[BEGIN Data lines]
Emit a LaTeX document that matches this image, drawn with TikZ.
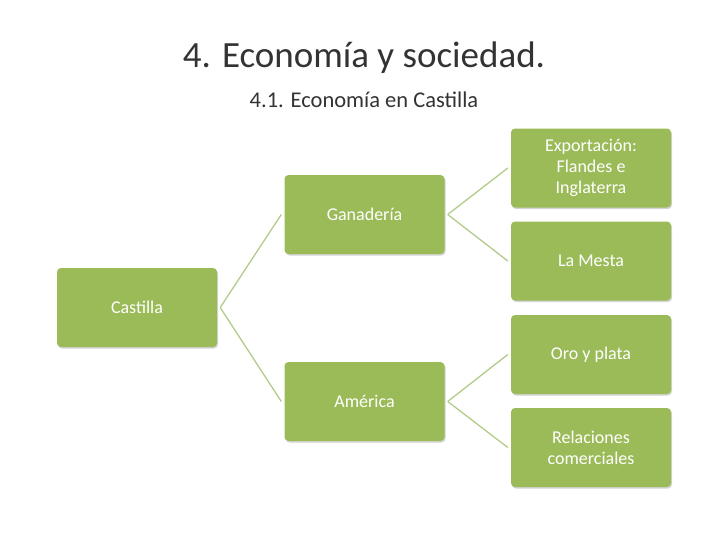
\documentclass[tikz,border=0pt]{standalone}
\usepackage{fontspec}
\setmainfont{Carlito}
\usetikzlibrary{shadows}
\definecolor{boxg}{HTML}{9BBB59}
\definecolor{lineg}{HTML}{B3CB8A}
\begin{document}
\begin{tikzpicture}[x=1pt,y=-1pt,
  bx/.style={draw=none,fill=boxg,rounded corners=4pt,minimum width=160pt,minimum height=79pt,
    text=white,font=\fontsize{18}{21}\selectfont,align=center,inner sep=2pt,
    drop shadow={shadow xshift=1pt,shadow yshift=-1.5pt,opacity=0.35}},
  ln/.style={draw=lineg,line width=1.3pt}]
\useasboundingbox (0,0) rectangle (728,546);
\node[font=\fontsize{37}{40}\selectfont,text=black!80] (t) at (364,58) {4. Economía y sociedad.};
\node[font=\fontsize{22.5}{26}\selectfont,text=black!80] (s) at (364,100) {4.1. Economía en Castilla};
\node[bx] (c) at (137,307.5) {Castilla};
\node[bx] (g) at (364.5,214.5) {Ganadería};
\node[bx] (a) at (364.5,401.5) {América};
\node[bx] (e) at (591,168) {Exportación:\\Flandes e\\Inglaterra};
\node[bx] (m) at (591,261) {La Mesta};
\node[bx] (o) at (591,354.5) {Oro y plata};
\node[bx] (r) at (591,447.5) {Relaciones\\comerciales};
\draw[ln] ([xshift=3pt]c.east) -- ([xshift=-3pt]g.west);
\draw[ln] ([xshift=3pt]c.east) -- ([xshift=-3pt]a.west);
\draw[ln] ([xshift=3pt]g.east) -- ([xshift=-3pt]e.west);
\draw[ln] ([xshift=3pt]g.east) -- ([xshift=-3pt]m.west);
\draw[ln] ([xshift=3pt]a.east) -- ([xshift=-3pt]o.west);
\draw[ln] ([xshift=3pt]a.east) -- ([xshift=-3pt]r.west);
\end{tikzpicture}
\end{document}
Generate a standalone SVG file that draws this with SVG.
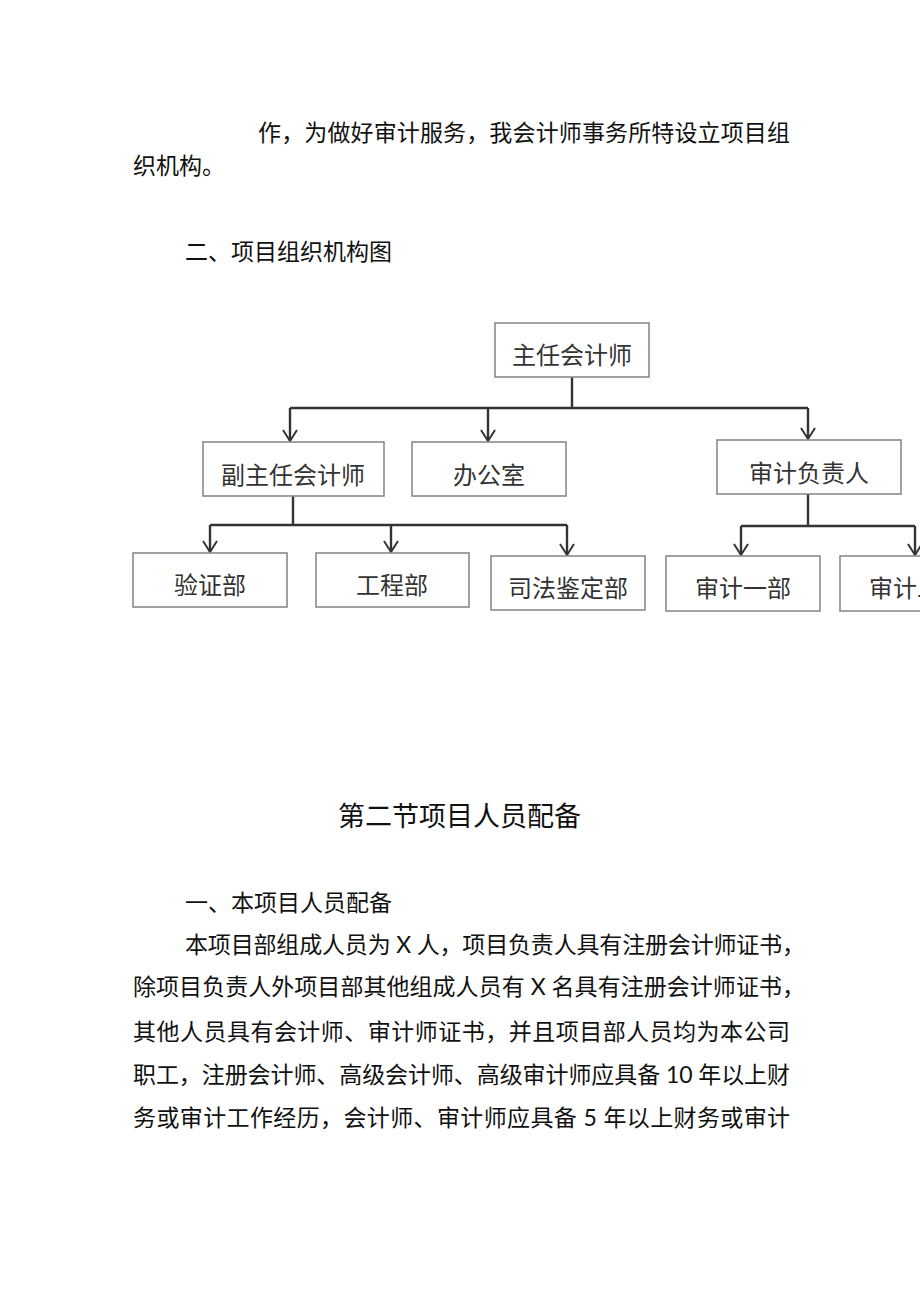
[END Data lines]
**Exercise aim**
Above are records to transcribe exactly; leave their pictures out.

**Output**
Emit a LaTeX document that matches this image, drawn with TikZ.
\documentclass[tikz,border=0pt]{standalone}
\usepackage{fontspec}
\setmainfont{Carlito}
\usetikzlibrary{shadows}
\definecolor{boxg}{HTML}{9BBB59}
\definecolor{lineg}{HTML}{B3CB8A}
\begin{document}
\begin{tikzpicture}[x=1pt,y=-1pt,
  bx/.style={draw=none,fill=boxg,rounded corners=4pt,minimum width=160pt,minimum height=79pt,
    text=white,font=\fontsize{18}{21}\selectfont,align=center,inner sep=2pt,
    drop shadow={shadow xshift=1pt,shadow yshift=-1.5pt,opacity=0.35}},
  ln/.style={draw=lineg,line width=1.3pt}]
\useasboundingbox (0,0) rectangle (728,546);
\node[font=\fontsize{37}{40}\selectfont,text=black!80] (t) at (364,58) {4. Economía y sociedad.};
\node[font=\fontsize{22.5}{26}\selectfont,text=black!80] (s) at (364,100) {4.1. Economía en Castilla};
\node[bx] (c) at (137,307.5) {Castilla};
\node[bx] (g) at (364.5,214.5) {Ganadería};
\node[bx] (a) at (364.5,401.5) {América};
\node[bx] (e) at (591,168) {Exportación:\\Flandes e\\Inglaterra};
\node[bx] (m) at (591,261) {La Mesta};
\node[bx] (o) at (591,354.5) {Oro y plata};
\node[bx] (r) at (591,447.5) {Relaciones\\comerciales};
\draw[ln] ([xshift=3pt]c.east) -- ([xshift=-3pt]g.west);
\draw[ln] ([xshift=3pt]c.east) -- ([xshift=-3pt]a.west);
\draw[ln] ([xshift=3pt]g.east) -- ([xshift=-3pt]e.west);
\draw[ln] ([xshift=3pt]g.east) -- ([xshift=-3pt]m.west);
\draw[ln] ([xshift=3pt]a.east) -- ([xshift=-3pt]o.west);
\draw[ln] ([xshift=3pt]a.east) -- ([xshift=-3pt]r.west);
\end{tikzpicture}
\end{document}
Generate a standalone SVG file that draws this with SVG.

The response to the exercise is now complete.